Monday, March 15, 2010

everybody knows that nobody really knows

So lately I've been giving quite a bit of thought to intimacy.
Be it romantic, friendly, familial...
Be it physical, emotional, intellectual...
the pure and honest divulging of one's self to another, the sharing of profound moments, holding hands, making love, two sipping from one straw let alone giving up the first sip...

I've been giving quite a bit of thought to this idea, or act, of intimacy and find myself meeting up at two specific points.
The first being vulnerability.
Then second, fear.
And I'm wondering if the three so always co-exist... or must? What is intimacy without vulnerability? And why am I overwrought with fear and anxiety in the face and midst of both?

Well let's start here: I believe that intimacy is not intimacy unless we are completely vulnerable. There is that moment of recognition in which one must let themselves give in... to the moment, to passion, to another human being, and simply allow. Free from judgment, free from sadness, free from a past or a memory or a floor strewn with baggage. And so I suppose fear is then a natural companion when allowing one's self to be vulnerable in attempts of opening up to intimate experience. And yet, it's almost as if we've forgotten how to operate as human beings in the presence of another.

And I can't help but feel like we're losing something. Like we've been conditioned. We're living in this ultra, hyper technological, media driven culture where connecting equates to efficiency of communication via e-mail, facebook, text message... even blog to blog. We're living in an age that values the immediacy of a hi-tech correspondence requiring no actual one on one or physical contact. It's as if these methods of keeping in touch have not only allowed us easy access into virtual dialogue but have made us experts at keeping one another at a distance. And as we continue perpetuating the cycle, losing clear views of one another, so erupts the fear. More and more we're forgetting how to interact intimately with one another...

What does that even mean?

Suffice it to say, I come from a very particular view of intimacy in which I see such acts as truly beautiful, special, of value... In a world that's teaching us how to keep one another at bay, I cling that much tighter to the sense that acts of human intimacy are truly sacred. This uncensored, vulnerable, and honest depiction of love, affection, admiration... whatever it be, is the most authentically beautiful relation one can have with another. I just feel like it's losing its value... its place in the realm of relationships over accented by digital mail.

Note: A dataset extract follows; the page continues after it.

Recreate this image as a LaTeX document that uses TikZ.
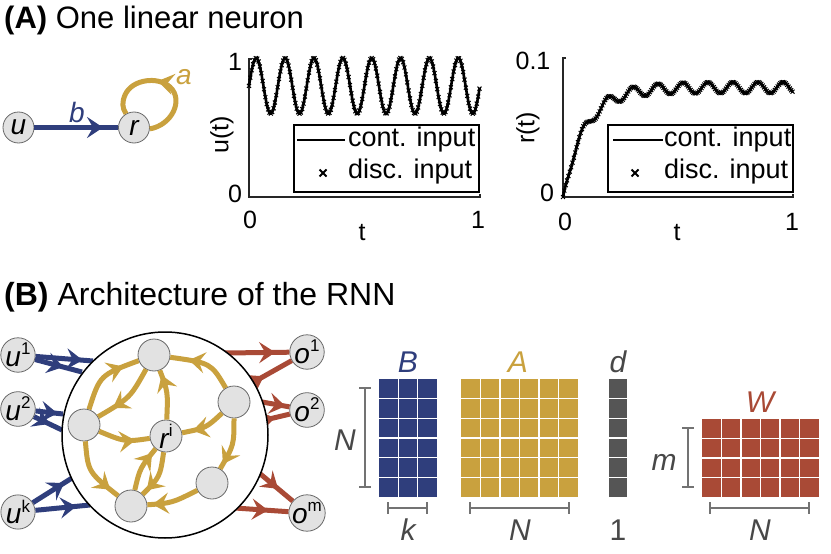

Maybe it's all tied in to a longing for chivalrous behavior, a surge of snail mail,or surprising gestures of affection... What is this whole intimacy thing? What is it to simply hold someones hand? Or to lie next to someone listening to their heart beat, watching them sleep? Sharing stories of physical scars and first kisses, regrets, and secrets... sipping beers at 4 in the morning, laughing at bad 80s films, creating memorable moments... What is it to let someone in?

Maybe I'm naive to believe that intimacy is the closest we can get to another... nestling into that open, vulnerable place with someone else... in whatever capacity, be it the physical, emotional, spiritual... the honest divulging of self... But if we're really all we've got, then to share all that we are with another person has to be one of the most incredible acts. So why should I feel so foolish or prudent or childish to think that it's all just kind of a really really huge deal?

In a world of people trying so hard to keep one another at a distance, perhaps it's no wonder that we're all just fumbling around at trying to make this whole intimacy thing work. And in that vain, it's no wonder we're all so terrified. Whether we'd like to admit it or not.

1 comment:

  1. I'm not sure of the intimacy of which you are talking, so I will talk of compassion.

    In my own truth, you cannot have compassion until you love yourself without judgement, which means facing all of your pain (the root of which, I think, is fear).

    With this techo-craze, people are often plugged in and distracted without taking the time to venture inwards, until it comes to kick them in the face.

    You might be correct that intimacy requires vulnerability, but I am very disinclined to accept fear is anything but insidious when thrown into the mix.

    I don't know if this addresses any of your questions or if they were meant to gather a response.